To me, there’s something really special about going to a stage door after a performance. There’s nothing like the “stage door” experience in any other form of art. After a concert, artists don’t usually stage door and you can’t meet the stars of your favorite movies and television shows upon completion of an episode or film. They stay on the other side of the screen, stage and radio. But in the theatre, especially in New York City, we are blessed with the gift of being able to meet the cast after they perform. Praising them, asking questions and enjoying a human moment from Broadway star to audience member — something Hamilton fans really seem to have redefined and taken for granted.

As a whole, the group was rambunxious and obnoxious, throwing themselves and their iPhones at the barricade and against other people — creating not a space to share in the revelry of live theatre, but rather a hostile scenario for everyone involved. Beckoning where certain actors and creative team members were, when perhaps, those people just wanted to head home and eat a bowl of cereal, make a pot of tea and go to sleep.

Of course, we are lucky that “Hamilton” has had the great effect and influence that it has, that it has touched so many people and had such a wonderful reaction to the public. Any piece of pop culture with such magnitude in the 21st century will generate some form of a cult-like following or large grouping of crazy fans — but respecting the performers and creative team, in addition to the piece of theatre itself, should be all these fans’ first priority.

Unfortunately, this really doesn’t seem to be the case. Instead of remembering the base of their love and devotion to “Hamilton,” the fans I encountered at the stage door that night seemed rather selfish and disrespectful. I know I’m not the only one who thinks so, as Lin-Manuel Miranda used to get strings of hate tweets and harsh Twitter attacks for not visiting the stage door after his performances. Eight shows a week is a feat, and Miranda, who also has a wife and child, sometimes just needed to head straight home to sleep. Instead of respecting that decision and realizing its implications, fans took to social media, criticizing and belittling him as a person.

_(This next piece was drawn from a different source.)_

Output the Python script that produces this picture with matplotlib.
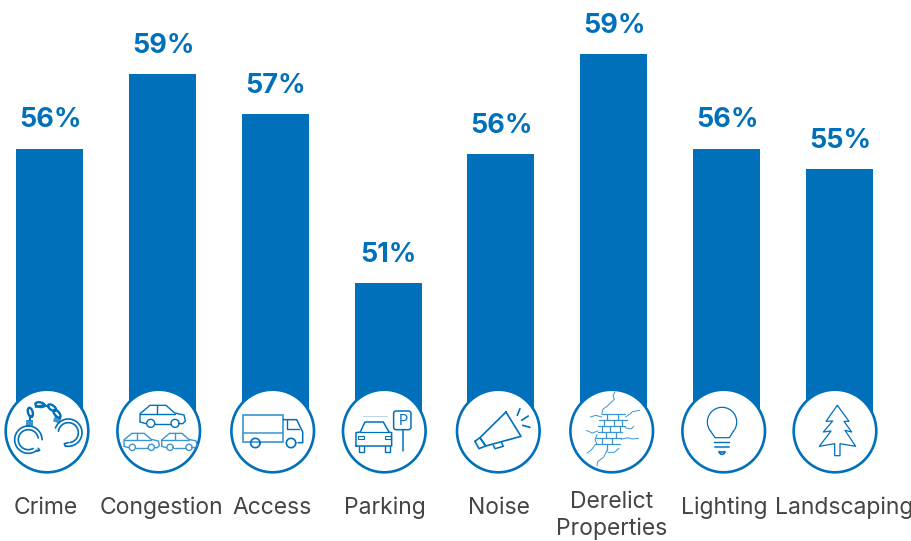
#!/usr/bin/env python3
import numpy as np
import matplotlib
matplotlib.use("Agg")
import matplotlib.pyplot as plt
from matplotlib.patches import Circle, FancyBboxPatch, Rectangle

# =========================
# 1. Data
# =========================
categories = ["Crime", "Congestion", "Access", "Parking", "Noise",
              "Derelict\nProperties", "Lighting", "Landscaping"]
values = [55.93, 58.68, 57.21, 51.0, 55.74, 59.42, 55.93, 55.19]

BLUE = "#0070BB"
LIGHT = "#3C94D0"
GREY = "#444444"
W, H = 912, 541
BASE_PX = 430          # bar foot, hidden behind the round badges
PX_PER_PCT = 27.2
BAR_STEP = 112.86
BAR_LEFT = 49.5

badge_x = [47, 158.7, 272.7, 384.3, 498.3, 611.7, 723.7, 835]
badge_y = 431
label_x = [46, 161, 272, 385, 499, 612, 724, 844]

plt.rcParams["font.family"] = ["Inter", "DejaVu Sans"]
fig = plt.figure(figsize=(W / 100, H / 100), dpi=100)

# =========================
# 2. Bars with value labels
# =========================
# y limits put 51% at pixel row 283
y_top = 51 + 283 / PX_PER_PCT
y_base = 51 - (BASE_PX - 283) / PX_PER_PCT
ax = fig.add_axes([0, 1 - BASE_PX / H, 1, BASE_PX / H])
ax.set_xlim(-BAR_LEFT / BAR_STEP, (W - BAR_LEFT) / BAR_STEP)
ax.set_ylim(y_base, y_top)
ax.axis("off")

xpos = np.arange(len(values))
bars = ax.bar(xpos, np.array(values) - y_base, bottom=y_base,
              width=67 / BAR_STEP, color=BLUE)
for rect, val in zip(bars, values):
    ax.annotate(f"{val:.0f}%", (rect.get_x() + rect.get_width() / 2, val),
                xytext=(0.5, 20.5), textcoords="offset points",
                ha="center", va="center", fontsize=19.5, fontweight="bold",
                color=BLUE, annotation_clip=False)

# =========================
# 3. Badges, in pixel coordinates
# =========================
ov = fig.add_axes([0, 0, 1, 1], facecolor="none")
ov.set_xlim(0, W)
ov.set_ylim(H, 0)
ov.axis("off")


def line(cx, pts, color=BLUE, lw=1.0, closed=False):
    # pts are offsets from the badge centre, on a 3x grid
    pts = np.array(pts, dtype=float) / 3
    if closed:
        pts = np.vstack([pts, pts[0]])
    ov.plot(cx + pts[:, 0], badge_y + pts[:, 1], color=color, lw=lw,
            solid_capstyle="round", solid_joinstyle="round")


def arc(cx, ox, oy, r, a0, a1, color=BLUE, lw=1.0):
    t = np.radians(np.linspace(a0, a1, 60))
    line(cx, np.column_stack([ox + r * np.cos(t), oy + r * np.sin(t)]), color, lw)


def car(cx, ox, oy, s=1.0, color=BLUE, lw=1.0):
    # side-on car, ox/oy = left end of the sill
    body = [(0, -5), (0, -30), (30, -55), (78, -55), (104, -32), (132, -26),
            (136, -8), (128, 0), (118, 0)]
    body = [(ox + a * s, oy + b * s) for a, b in body]
    line(cx, body, color, lw)
    line(cx, [(ox + 46 * s, oy), (ox + 92 * s, oy)], color, lw)
    line(cx, [(ox, oy - 5 * s), (ox + 18 * s, oy)], color, lw)
    line(cx, [(ox + 50 * s, oy - 55 * s), (ox + 50 * s, oy - 30 * s)], color, lw)
    line(cx, [(ox, oy - 30 * s), (ox + 104 * s, oy - 30 * s)], color, lw)
    arc(cx, ox + 32 * s, oy - 1, 12 * s, 0, 360, color, lw)
    arc(cx, ox + 105 * s, oy - 1, 12 * s, 0, 360, color, lw)


def icon_crime(cx):
    # left and right cuffs, each a double ring with an opening
    arc(cx, -56, 26, 41, 50, 360, lw=1.2)
    arc(cx, -56, 26, 30, 62, 350, lw=1.2)
    line(cx, [(-30, 61), (-22, 58), (-26, 52)], lw=1.2)
    arc(cx, 64, 5, 41, -160, 100, lw=1.2)
    arc(cx, 64, 5, 30, -172, 80, lw=1.2)
    line(cx, [(55, 46), (52, 38), (64, 35)], lw=1.2)
    # hinge blocks on the cuffs
    ov.add_patch(Rectangle((cx - 64 / 3, badge_y - 34 / 3), 7, 7, color=LIGHT, lw=0))
    ov.add_patch(Rectangle((cx + 24 / 3, badge_y - 46 / 3), 7, 6, angle=20, color=LIGHT, lw=0))
    # chain links
    for ox, oy, ang in [(-50, -56, 75), (-21, -79, 10), (15, -70, 35), (30, -52, 50)]:
        t = np.linspace(0, 2 * np.pi, 40)
        a = np.radians(ang)
        ex, ey = 14 * np.cos(t), 7 * np.sin(t)
        line(cx, np.column_stack([ox + ex * np.cos(a) - ey * np.sin(a),
                                  oy + ex * np.sin(a) + ey * np.cos(a)]), lw=1.7)
    line(cx, [(-50, -44), (-50, -32)], lw=1.6)
    line(cx, [(-34, -72), (-10, -78)], lw=1.4)
    line(cx, [(-8, -76), (6, -74)], lw=1.4)


def icon_congestion(cx):
    car(cx, -56, -22, 1.0)
    car(cx, -104, 50, 0.78, LIGHT)
    car(cx, 9, 50, 0.78, LIGHT)


def icon_access(cx):
    ov.add_patch(Rectangle((cx - 88 / 3, badge_y - 47 / 3), 120 / 3, 80 / 3,
                           fill=False, ec=LIGHT, lw=1.2))
    line(cx, [(-88, 5), (32, 5)], LIGHT, lw=1.1)
    line(cx, [(32, -34), (72, -34), (90, 3), (90, 35), (76, 35)], lw=1.1)
    line(cx, [(42, -34), (42, -5), (80, -5)], lw=1.0)
    arc(cx, -52, 36, 14, 0, 360, lw=1.2)
    arc(cx, 55, 36, 14, 0, 360, lw=1.2)


def icon_parking(cx):
    line(cx, [(-85, 45), (-85, 5), (-72, 3), (-58, -27), (-3, -27), (14, 3),
              (22, 5), (22, 45), (-85, 45)], lw=1.1)
    line(cx, [(-72, 3), (14, 3)], lw=0.9)
    line(cx, [(-75, 45), (-75, 62), (-62, 62), (-62, 45)], lw=1.0)
    line(cx, [(2, 45), (2, 62), (16, 62), (16, 45)], lw=1.0)
    ov.add_patch(Rectangle((cx - 78 / 3, badge_y + 16 / 3), 18 / 3, 3,
                           fill=False, ec=BLUE, lw=0.8))
    ov.add_patch(Rectangle((cx + 1 / 3, badge_y + 16 / 3), 18 / 3, 3,
                           fill=False, ec=BLUE, lw=0.8))
    line(cx, [(-65, -44), (8, -44)], color="#A9CFE8", lw=0.6)
    ov.add_patch(FancyBboxPatch((cx + 31 / 3, badge_y - 57 / 3), 46 / 3, 50 / 3,
                                boxstyle="round,pad=1,rounding_size=2.5",
                                fill=False, ec=BLUE, lw=1.1))
    ov.text(cx + 56 / 3, badge_y - 30 / 3, "P", ha="center", va="center",
            fontsize=10.5, color=BLUE)
    line(cx, [(55, -2), (55, 60)], lw=1.1)


def icon_noise(cx):
    line(cx, [(23, -57), (68, 16), (-38, 45), (-55, 20)], lw=1.2, closed=True)
    line(cx, [(-70, 31), (-55, 20), (-38, 45), (-58, 53)], lw=1.2, closed=True)
    line(cx, [(-15, 43), (-10, 53), (15, 46), (10, 35)], lw=1.1)
    line(cx, [(57, -47), (65, -67)], lw=1.2)
    line(cx, [(70, -32), (90, -45)], lw=1.2)
    line(cx, [(73, -17), (95, -11)], lw=1.2)


def icon_derelict(cx):
    # brick courses
    for y0, x0, x1 in [(-50, -30, 40), (-32, -38, 45), (-14, -42, 40),
                       (4, -42, 30), (22, -46, 28), (40, -50, 25)]:
        line(cx, [(x0, y0), (x1, y0)], LIGHT, 0.9)
    for x0, y0 in [(-14, -50), (18, -50), (-24, -32), (6, -32), (32, -32),
                   (-30, -14), (-4, -14), (24, -14), (-16, 4), (14, 4),
                   (-30, 22), (2, 22), (-14, 40)]:
        line(cx, [(x0, y0), (x0, y0 + 18)], LIGHT, 0.9)
    # cracks running out of the brickwork
    cracks = [
        [(-30, -50), (-26, -66), (-14, -74), (8, -95), (4, -105), (10, -118)],
        [(-30, -42), (-48, -47), (-64, -42)],
        [(42, -42), (56, -52), (62, -58), (84, -62)],
        [(40, -10), (58, -6), (66, -14)],
        [(-42, 0), (-58, 6), (-76, -2)],
        [(28, 25), (48, 20), (62, 24), (80, 22)],
        [(-50, 42), (-62, 58), (-74, 66)],
        [(-14, 58), (-24, 78), (-42, 92), (-44, 104)],
        [(22, 52), (8, 64), (-12, 64)],
        [(-44, 10), (-50, 26), (-44, 40)],
    ]
    for c in cracks:
        line(cx, c, LIGHT, 0.7)


def icon_lighting(cx):
    arc(cx, -5, -27, 44, 140, 400, lw=0.9)
    line(cx, [(-39, 1), (-26, 20), (17, 20), (29, 1)], lw=0.9)
    line(cx, [(-28, 33), (17, 33)], lw=1.0)
    line(cx, [(-26, 48), (16, 48)], LIGHT, 1.5)
    arc(cx, -5, 62, 8, 0, 180, lw=1.2)
    line(cx, [(-13, 62), (3, 62)], lw=1.2)


def icon_landscaping(cx):
    line(cx, [(7, -77), (42, -29), (27, -29), (50, 3), (30, -2), (62, 46),
              (15, 38), (15, 74), (-1, 74), (-1, 38), (-47, 46), (-12, 0),
              (-35, 3), (-7, -30), (-27, -29)], lw=0.9, closed=True)


icons = [icon_crime, icon_congestion, icon_access, icon_parking,
         icon_noise, icon_derelict, icon_lighting, icon_landscaping]

for cx, draw_icon in zip(badge_x, icons):
    ov.add_patch(Circle((cx, badge_y), 41.3, fc="white", ec=BLUE, lw=1.9))
    draw_icon(cx)

# =========================
# 4. Category labels
# =========================
for lx, name in zip(label_x, categories):
    ypx = 515.5 if "\n" in name else 507.5
    ov.text(lx, ypx, name, ha="center", va="center", fontsize=16.5,
            color=GREY, linespacing=1.24)

fig.savefig("out.png", dpi=100)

Being a part of a theatre fandom so large and intense, it can be easy to forget why you began to follow the particular show. However, it’s important to remember that no matter how passionate you are about the musical, its performers and creators, they’re real people too with lives beyond the stage. Despite my adoration of the show and idolization of its writer and star Lin-Manuel Miranda, I always want to respect and admire them first. The wild group of Hamilton fans I encountered that night and other groups of “Hamilfans” around the country need to remember why they love the show, and to act appropriately, remembering what the theatre is for and why we love it.